Let us assume $b_k=\frac{5}{k}{x}^k$ therefore

$b_{k+1}=\frac{5}{k+1}{x}^{k+1}$

The ratio for the absolute convergence is 

$$\begin{gathered} \underset{k\to \infty }{\lim }\left|\frac{b_{k+1}}{b_k}\right|=\underset{k\to \infty }{\lim }\left|\frac{{\displaystyle \frac{5}{k+1}{x}^{k+1}}}{{\displaystyle \frac{5}{k}{x}^k}}\right| \\ =\underset{k\to \infty }{\lim }\left|\frac{k}{k+1}x\right| \\ =\underset{k\to \infty }{\lim }\left|x\right|\frac{k}{k+1} \end{gathered}$$

Here the limit is $\left|x\right|$. So, by the ratio test of absolute convergence, we know that series will converge absolutely when $\left|x\right|<1$ that is $-1<x<1$.

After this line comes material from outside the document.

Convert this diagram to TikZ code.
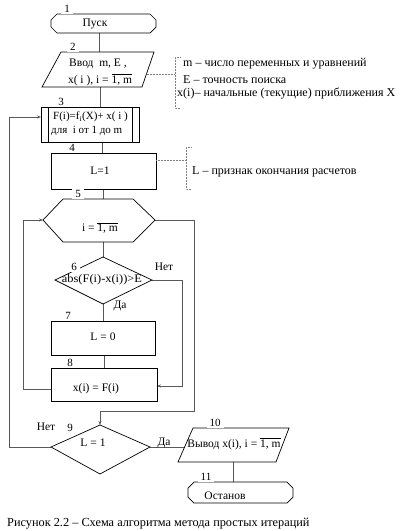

Now, since the intervals are finite so we analyze the behavior of the series at the endpoints.

So, when $x=-1$

$$\begin{gathered} \sum _{k=1}^{\infty }\frac{5}{k}{x}^k=\sum _{k=1}^{\infty }\frac{5}{k}{\left(-1\right)}^k \\ =\sum _{k=1}^{\infty }\frac{5}{k} \end{gathered}$$

The result is just a constant multiple of the harmonic series, which converges conditionally.

So, when $x=1$

$$\begin{gathered} \sum _{k=1}^{\infty }\frac{5}{k}{x}^k=\sum _{k=1}^{\infty }\frac{5}{k}{\left(1\right)}^k \\ =\sum _{k=1}^{\infty }\frac{5}{k} \end{gathered}$$

The result is the alternating multiple of the arithmetic series, which diverges. 

Therefore, the interval of convergence of the power series $\sum _{k=1}^{\infty }\frac{5}{k}{x}^k$ is $\left(-1,1\right)$.